SET TASK: Please return exactly the run of lines that begins with the line containing "Generate a web" and ends with the line containing "var pLeft = 120, pRight", pictures excluded.

MATERIALS PROVIDED:
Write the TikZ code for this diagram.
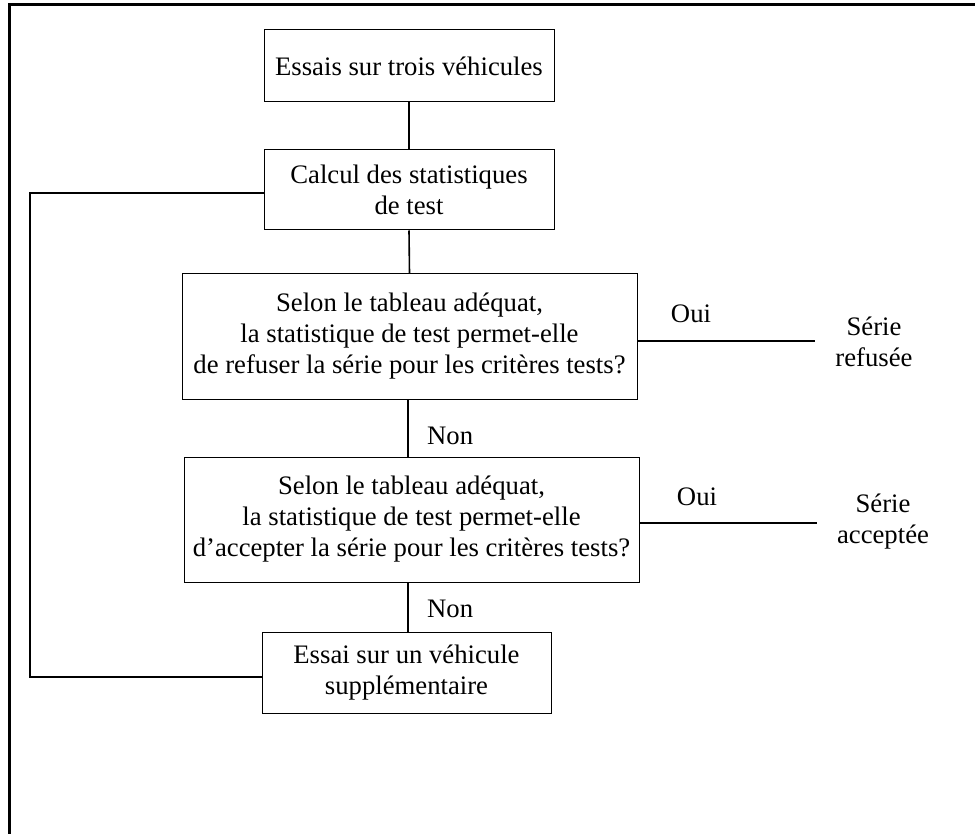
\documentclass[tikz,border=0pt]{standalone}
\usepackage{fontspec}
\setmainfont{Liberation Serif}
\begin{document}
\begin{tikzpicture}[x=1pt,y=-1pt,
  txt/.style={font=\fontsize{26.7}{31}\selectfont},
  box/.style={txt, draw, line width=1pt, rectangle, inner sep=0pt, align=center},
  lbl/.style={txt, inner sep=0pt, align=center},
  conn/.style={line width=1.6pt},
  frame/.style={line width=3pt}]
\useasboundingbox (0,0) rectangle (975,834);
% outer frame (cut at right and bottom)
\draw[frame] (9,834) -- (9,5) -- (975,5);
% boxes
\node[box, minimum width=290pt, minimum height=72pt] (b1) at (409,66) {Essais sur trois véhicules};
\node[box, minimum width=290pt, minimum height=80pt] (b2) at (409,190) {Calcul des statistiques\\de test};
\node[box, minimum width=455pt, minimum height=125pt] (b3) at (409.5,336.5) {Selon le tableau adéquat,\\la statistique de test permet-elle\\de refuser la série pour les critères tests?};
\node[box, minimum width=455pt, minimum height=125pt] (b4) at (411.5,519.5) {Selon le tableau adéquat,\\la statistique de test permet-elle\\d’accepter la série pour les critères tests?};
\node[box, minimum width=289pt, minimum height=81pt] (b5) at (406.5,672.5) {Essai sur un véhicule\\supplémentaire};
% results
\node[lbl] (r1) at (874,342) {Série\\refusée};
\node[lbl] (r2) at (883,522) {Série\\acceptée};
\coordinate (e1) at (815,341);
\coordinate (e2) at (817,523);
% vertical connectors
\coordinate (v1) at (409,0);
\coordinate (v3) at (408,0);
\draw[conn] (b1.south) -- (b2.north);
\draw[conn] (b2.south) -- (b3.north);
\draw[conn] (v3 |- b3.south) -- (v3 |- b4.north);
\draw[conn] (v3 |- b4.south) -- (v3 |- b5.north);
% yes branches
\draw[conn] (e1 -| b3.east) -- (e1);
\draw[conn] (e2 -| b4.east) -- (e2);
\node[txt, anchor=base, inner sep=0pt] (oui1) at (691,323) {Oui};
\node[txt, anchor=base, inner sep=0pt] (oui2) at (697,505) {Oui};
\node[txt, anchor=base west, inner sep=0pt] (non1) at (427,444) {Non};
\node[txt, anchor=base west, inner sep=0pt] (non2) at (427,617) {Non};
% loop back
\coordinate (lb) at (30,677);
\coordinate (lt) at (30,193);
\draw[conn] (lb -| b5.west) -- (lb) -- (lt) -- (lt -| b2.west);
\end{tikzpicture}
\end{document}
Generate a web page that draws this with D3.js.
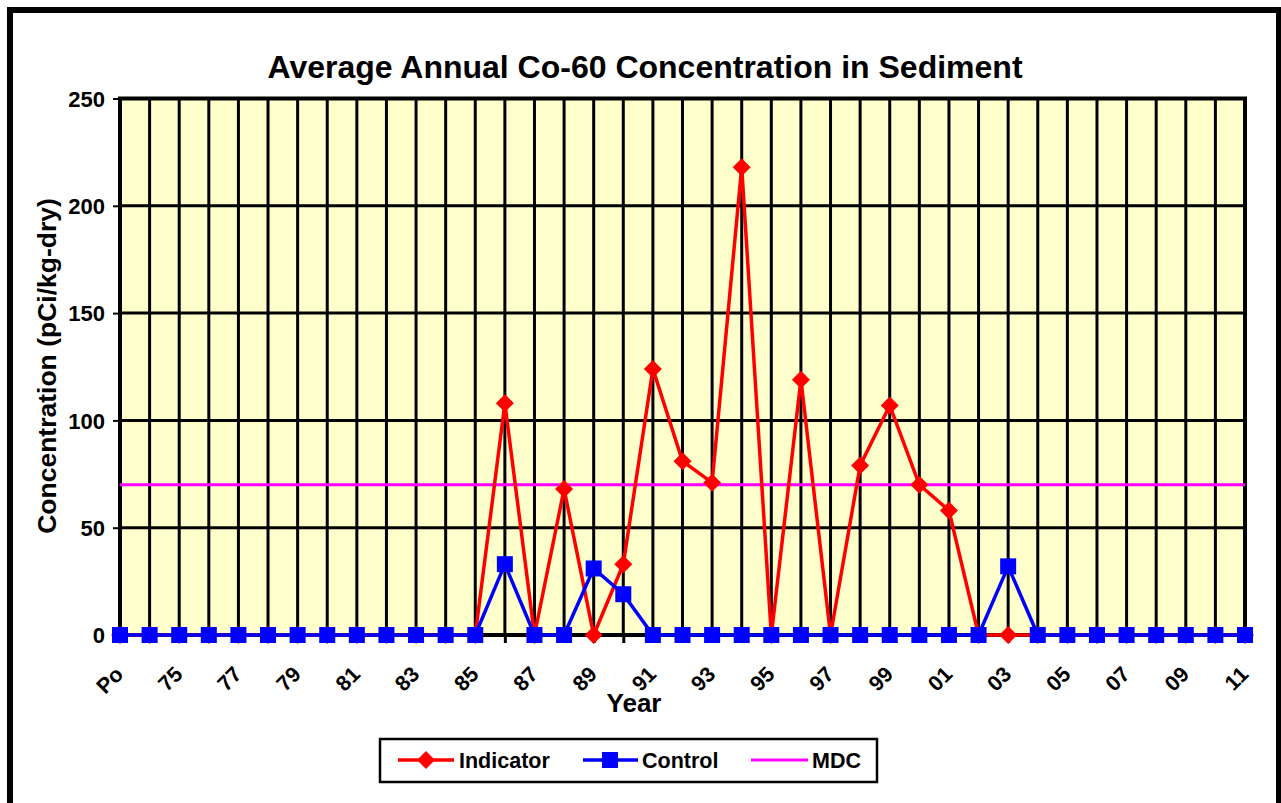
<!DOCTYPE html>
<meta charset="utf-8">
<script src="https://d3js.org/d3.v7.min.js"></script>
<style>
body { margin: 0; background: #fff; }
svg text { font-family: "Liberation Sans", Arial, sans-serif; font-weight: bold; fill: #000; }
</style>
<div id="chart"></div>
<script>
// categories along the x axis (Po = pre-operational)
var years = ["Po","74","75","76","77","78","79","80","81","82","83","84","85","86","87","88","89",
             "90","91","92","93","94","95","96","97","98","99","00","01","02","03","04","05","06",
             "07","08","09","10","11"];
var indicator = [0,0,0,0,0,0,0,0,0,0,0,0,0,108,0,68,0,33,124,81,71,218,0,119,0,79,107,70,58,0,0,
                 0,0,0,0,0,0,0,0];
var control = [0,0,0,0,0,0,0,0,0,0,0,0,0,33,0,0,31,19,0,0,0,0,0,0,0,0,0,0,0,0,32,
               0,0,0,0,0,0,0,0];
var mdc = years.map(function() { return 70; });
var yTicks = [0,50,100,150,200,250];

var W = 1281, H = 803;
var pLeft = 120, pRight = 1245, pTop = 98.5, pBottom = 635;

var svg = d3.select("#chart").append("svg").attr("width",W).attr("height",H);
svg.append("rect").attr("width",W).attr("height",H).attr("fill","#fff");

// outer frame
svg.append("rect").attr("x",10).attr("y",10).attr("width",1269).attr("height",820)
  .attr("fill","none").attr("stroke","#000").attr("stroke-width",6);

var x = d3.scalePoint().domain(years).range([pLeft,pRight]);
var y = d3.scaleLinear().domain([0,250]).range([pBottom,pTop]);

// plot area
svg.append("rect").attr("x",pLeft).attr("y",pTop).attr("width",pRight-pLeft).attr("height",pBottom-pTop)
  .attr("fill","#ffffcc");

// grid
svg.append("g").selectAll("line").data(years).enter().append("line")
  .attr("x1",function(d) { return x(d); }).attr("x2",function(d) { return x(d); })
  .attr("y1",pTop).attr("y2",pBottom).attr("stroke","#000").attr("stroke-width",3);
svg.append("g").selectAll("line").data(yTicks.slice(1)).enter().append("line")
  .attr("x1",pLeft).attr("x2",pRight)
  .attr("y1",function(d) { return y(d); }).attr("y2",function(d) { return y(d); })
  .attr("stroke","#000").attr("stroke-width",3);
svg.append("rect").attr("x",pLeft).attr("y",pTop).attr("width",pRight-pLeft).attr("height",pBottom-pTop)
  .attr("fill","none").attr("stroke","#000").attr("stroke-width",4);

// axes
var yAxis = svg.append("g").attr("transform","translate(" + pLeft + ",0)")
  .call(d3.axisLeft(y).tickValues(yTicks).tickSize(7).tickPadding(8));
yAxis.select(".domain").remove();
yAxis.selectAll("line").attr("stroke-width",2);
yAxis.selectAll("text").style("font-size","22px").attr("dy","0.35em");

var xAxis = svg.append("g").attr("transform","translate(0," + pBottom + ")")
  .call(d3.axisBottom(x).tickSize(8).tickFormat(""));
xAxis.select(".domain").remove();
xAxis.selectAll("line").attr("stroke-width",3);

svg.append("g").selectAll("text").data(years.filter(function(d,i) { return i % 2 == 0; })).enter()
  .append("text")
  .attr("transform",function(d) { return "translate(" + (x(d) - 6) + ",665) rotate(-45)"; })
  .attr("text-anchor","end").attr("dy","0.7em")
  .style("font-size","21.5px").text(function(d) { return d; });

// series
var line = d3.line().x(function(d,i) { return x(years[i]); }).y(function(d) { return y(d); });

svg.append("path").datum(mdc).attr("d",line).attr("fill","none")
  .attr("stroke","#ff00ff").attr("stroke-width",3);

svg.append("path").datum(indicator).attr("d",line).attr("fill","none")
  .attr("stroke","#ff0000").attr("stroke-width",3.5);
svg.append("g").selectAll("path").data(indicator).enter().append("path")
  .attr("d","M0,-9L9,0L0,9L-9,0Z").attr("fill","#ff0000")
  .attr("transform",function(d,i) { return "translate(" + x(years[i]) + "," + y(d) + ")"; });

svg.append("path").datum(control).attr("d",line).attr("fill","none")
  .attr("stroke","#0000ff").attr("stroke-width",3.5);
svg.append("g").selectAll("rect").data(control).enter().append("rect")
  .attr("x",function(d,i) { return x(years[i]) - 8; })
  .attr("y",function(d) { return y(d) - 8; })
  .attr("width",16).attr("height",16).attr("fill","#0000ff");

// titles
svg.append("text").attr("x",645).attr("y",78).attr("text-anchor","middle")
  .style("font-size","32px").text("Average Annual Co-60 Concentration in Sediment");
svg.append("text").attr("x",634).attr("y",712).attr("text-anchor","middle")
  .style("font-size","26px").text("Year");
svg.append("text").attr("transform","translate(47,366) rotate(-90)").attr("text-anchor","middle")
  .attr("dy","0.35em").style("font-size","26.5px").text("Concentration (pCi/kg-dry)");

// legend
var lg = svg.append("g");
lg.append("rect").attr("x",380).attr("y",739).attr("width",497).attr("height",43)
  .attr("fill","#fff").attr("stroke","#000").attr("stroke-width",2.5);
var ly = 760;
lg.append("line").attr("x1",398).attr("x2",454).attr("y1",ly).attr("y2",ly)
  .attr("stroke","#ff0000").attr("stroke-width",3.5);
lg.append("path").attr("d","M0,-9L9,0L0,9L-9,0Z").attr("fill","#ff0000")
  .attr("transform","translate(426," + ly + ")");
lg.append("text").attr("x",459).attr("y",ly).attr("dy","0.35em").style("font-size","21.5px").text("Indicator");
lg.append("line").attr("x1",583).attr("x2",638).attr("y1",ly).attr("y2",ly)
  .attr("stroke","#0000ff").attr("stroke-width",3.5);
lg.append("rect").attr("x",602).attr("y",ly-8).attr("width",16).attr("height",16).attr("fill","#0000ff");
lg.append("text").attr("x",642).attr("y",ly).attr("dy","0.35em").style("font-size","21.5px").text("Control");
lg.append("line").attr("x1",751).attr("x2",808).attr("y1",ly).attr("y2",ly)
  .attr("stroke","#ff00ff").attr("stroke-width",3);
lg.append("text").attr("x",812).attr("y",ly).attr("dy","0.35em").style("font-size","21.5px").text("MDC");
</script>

COMPLETE OUTPUT:
Generate a web page that draws this with D3.js.
<!DOCTYPE html>
<meta charset="utf-8">
<script src="https://d3js.org/d3.v7.min.js"></script>
<style>
body { margin: 0; background: #fff; }
svg text { font-family: "Liberation Sans", Arial, sans-serif; font-weight: bold; fill: #000; }
</style>
<div id="chart"></div>
<script>
// categories along the x axis (Po = pre-operational)
var years = ["Po","74","75","76","77","78","79","80","81","82","83","84","85","86","87","88","89",
             "90","91","92","93","94","95","96","97","98","99","00","01","02","03","04","05","06",
             "07","08","09","10","11"];
var indicator = [0,0,0,0,0,0,0,0,0,0,0,0,0,108,0,68,0,33,124,81,71,218,0,119,0,79,107,70,58,0,0,
                 0,0,0,0,0,0,0,0];
var control = [0,0,0,0,0,0,0,0,0,0,0,0,0,33,0,0,31,19,0,0,0,0,0,0,0,0,0,0,0,0,32,
               0,0,0,0,0,0,0,0];
var mdc = years.map(function() { return 70; });
var yTicks = [0,50,100,150,200,250];

var W = 1281, H = 803;
var pLeft = 120, pRight = 1245, pTop = 98.5, pBottom = 635;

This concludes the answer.